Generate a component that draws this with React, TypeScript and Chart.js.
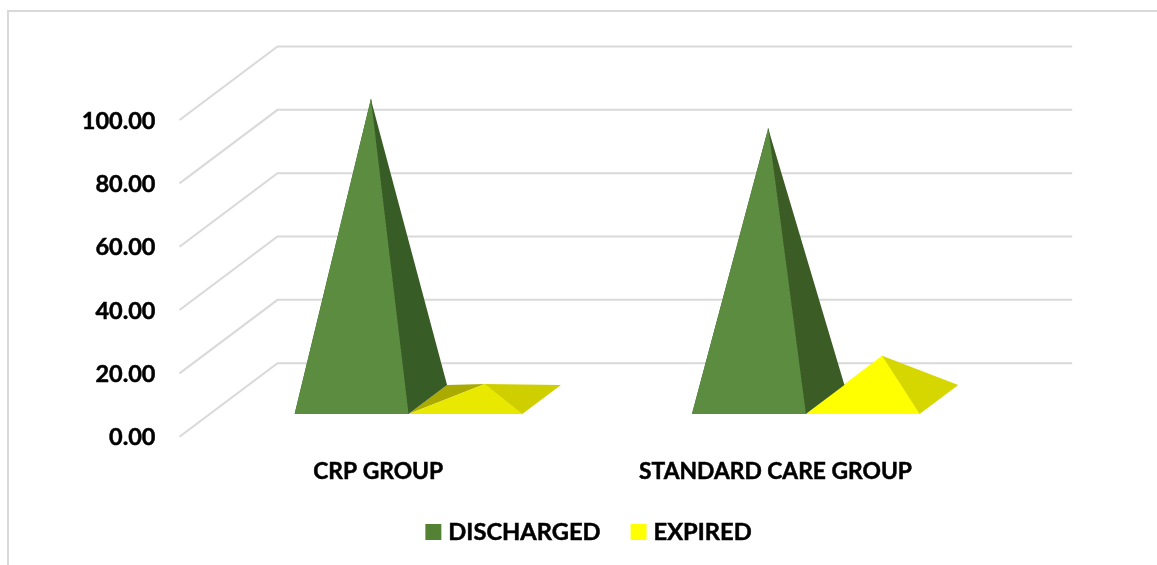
import React, { useEffect, useRef } from "react";
import { Chart, registerables, BarController } from "chart.js";

Chart.register(...registerables);

const categories = ["CRP GROUP", "STANDARD CARE GROUP"];
const discharged = [94.8, 85.6];
const expired = [4.9, 13.8];
const yTicks = [0, 20, 40, 60, 80, 100];

const greenSwatch = "#548235";
const yellowSwatch = "#FFFF00";
const dischargedFront = ["#5B8C3F", "#5B8C3F"];
const dischargedRight = ["#375C25", "#3C5C26"];
const dischargedLeft = ["#375C25", "#3C5C26"];
const expiredFront = ["#E8E800", "#FFFF00"];
const expiredRight = ["#CFCF00", "#D6D600"];
const expiredLeft = ["#AAAA00", "#D6D600"];

// Oblique projection of the floor: full depth moves a point right and up.
const DEPTH_X = 98;
const DEPTH_Y = 73.5;
const BASE_FRONT = 0.309;
const BASE_BACK = 0.703;
const GRID = "#D9D9D9";
const FONT = "Lato";
const TICK_FONT = { family: FONT, size: 23.5, weight: "bold" };

class PyramidController extends BarController {
  static id = "pyramid";
  static defaults = BarController.defaults;
  static overrides = BarController.overrides;

  draw() {
    const ctx = this.chart.ctx;
    const ds: any = this.getDataset();
    const at = (x: number, y: number, d: number): [number, number] => [x + d * DEPTH_X, y - d * DEPTH_Y];
    const face = (color: string, pts: [number, number][]) => {
      ctx.beginPath();
      pts.forEach((p, i) => (i ? ctx.lineTo(p[0], p[1]) : ctx.moveTo(p[0], p[1])));
      ctx.closePath();
      ctx.fillStyle = color;
      ctx.fill();
    };
    // Runs a side face's colour under the edge it shares with the front face, closing the seam.
    const seam = (color: string, a: [number, number], b: [number, number]) => {
      ctx.beginPath();
      ctx.moveTo(a[0], a[1]);
      ctx.lineTo(b[0], b[1]);
      ctx.strokeStyle = color;
      ctx.lineWidth = 1;
      ctx.stroke();
    };
    this._cachedMeta.data.forEach((el: any, i: number) => {
      const l = el.x - el.width / 2;
      const r = el.x + el.width / 2;
      const fl = at(l, el.base, BASE_FRONT);
      const fr = at(r, el.base, BASE_FRONT);
      const bl = at(l, el.base, BASE_BACK);
      const br = at(r, el.base, BASE_BACK);
      const apex = at(el.x, el.y, (BASE_FRONT + BASE_BACK) / 2);
      face(ds.faceLeft[i], [fl, bl, apex]);
      face(ds.faceRight[i], [fr, br, apex]);
      seam(ds.faceRight[i], fr, apex);
      face(ds.faceFront[i], [fl, fr, apex]);
    });
  }
}
Chart.register(PyramidController);

// Page frame and the receding wall and floor grid lines.
const wallsPlugin = {
  id: "walls",
  beforeDraw(chart: any) {
    const { ctx, width, height } = chart;
    ctx.save();
    ctx.fillStyle = GRID;
    ctx.fillRect(7, 10, 2, height - 10);
    ctx.fillRect(7, 10, width - 7, 2);
    ctx.restore();
  },
  beforeDatasetsDraw(chart: any) {
    const { ctx, chartArea, scales } = chart;
    ctx.save();
    ctx.strokeStyle = GRID;
    ctx.lineWidth = 2;
    yTicks.forEach((v) => {
      const y = scales.y.getPixelForValue(v);
      ctx.beginPath();
      ctx.moveTo(chartArea.left, y);
      ctx.lineTo(chartArea.left + DEPTH_X, y - DEPTH_Y);
      ctx.lineTo(chartArea.right + DEPTH_X, y - DEPTH_Y);
      ctx.stroke();
    });
    ctx.restore();
  },
};

// Legend row centred under the whole plot, depth included, with a tight swatch gap.
const legendRowPlugin = {
  id: "legendRow",
  afterDraw(chart: any) {
    const { ctx } = chart;
    const swatch = 16;
    const gap = 7;
    const between = 30;
    const items = chart.data.datasets.map((d: any) => ({ text: d.label, color: d.backgroundColor }));
    ctx.save();
    ctx.font = `bold 23.7px ${FONT}`;
    ctx.textBaseline = "middle";
    ctx.textAlign = "left";
    const total =
      items.reduce((sum: number, it: any) => sum + swatch + gap + ctx.measureText(it.text).width, 0) +
      between * (items.length - 1);
    let x = 588.5 - total / 2;
    items.forEach((it: any) => {
      ctx.fillStyle = it.color;
      ctx.fillRect(x, 524, swatch, swatch);
      x += swatch + gap;
      ctx.fillStyle = "#000";
      ctx.strokeStyle = "#000";
      ctx.lineWidth = 0.5;
      ctx.fillText(it.text, x, 532);
      ctx.strokeText(it.text, x, 532);
      x += ctx.measureText(it.text).width + between;
    });
    ctx.restore();
  },
};

export default function App() {
  const ref = useRef<HTMLCanvasElement>(null);
  useEffect(() => {
    const chart = new Chart(ref.current!, {
      type: "pyramid" as any,
      data: {
        labels: categories,
        datasets: [
          {
            label: "DISCHARGED",
            data: discharged,
            backgroundColor: greenSwatch,
            faceFront: dischargedFront,
            faceRight: dischargedRight,
            faceLeft: dischargedLeft,
            clip: false,
          } as any,
          {
            label: "EXPIRED",
            data: expired,
            backgroundColor: yellowSwatch,
            faceFront: expiredFront,
            faceRight: expiredRight,
            faceLeft: expiredLeft,
            clip: false,
          } as any,
        ],
      },
      options: {
        responsive: false,
        animation: false,
        categoryPercentage: 0.573,
        barPercentage: 1,
        layout: { padding: { top: 120, right: 182.8, left: 0, bottom: 0 } },
        plugins: {
          tooltip: { enabled: false },
          legend: { display: false },
        },
        scales: {
          x: {
            grid: { display: false },
            border: { display: false },
            afterFit: (s: any) => {
              s.height = 128.3;
            },
            ticks: {
              color: "#000",
              padding: 13,
              maxRotation: 0,
              font: { ...TICK_FONT, size: 22.8 },
              textStrokeColor: "#000",
              textStrokeWidth: 0.5,
            },
          },
          y: {
            min: 0,
            max: 100,
            grid: { display: false, drawTicks: false },
            border: { display: false },
            afterFit: (s: any) => {
              s.width = 179.5;
            },
            afterBuildTicks: (s: any) => {
              s.ticks = yTicks.map((value) => ({ value }));
            },
            ticks: {
              color: "#000",
              padding: 24,
              labelOffset: 1,
              font: TICK_FONT,
              textStrokeColor: "#000",
              textStrokeWidth: 0.5,
              callback: (v: any) => Number(v).toFixed(2),
            },
          },
        },
      } as any,
      plugins: [wallsPlugin, legendRowPlugin],
    });
    return () => chart.destroy();
  }, []);
  return (
    <div style={{ position: "fixed", left: 0, top: 0, width: 1157, height: 565, background: "#fff" }}>
      <canvas ref={ref} width={1157} height={565} style={{ display: "block" }} />
    </div>
  );
}
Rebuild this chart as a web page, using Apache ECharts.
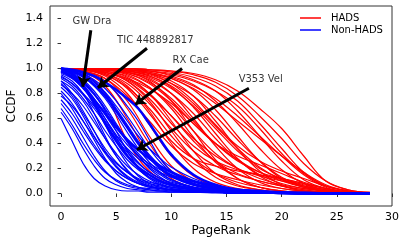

JOB —
How many of the listing's lines contain "this"? Respond with a single number and nothing else.

SOLUTION BELOW —
5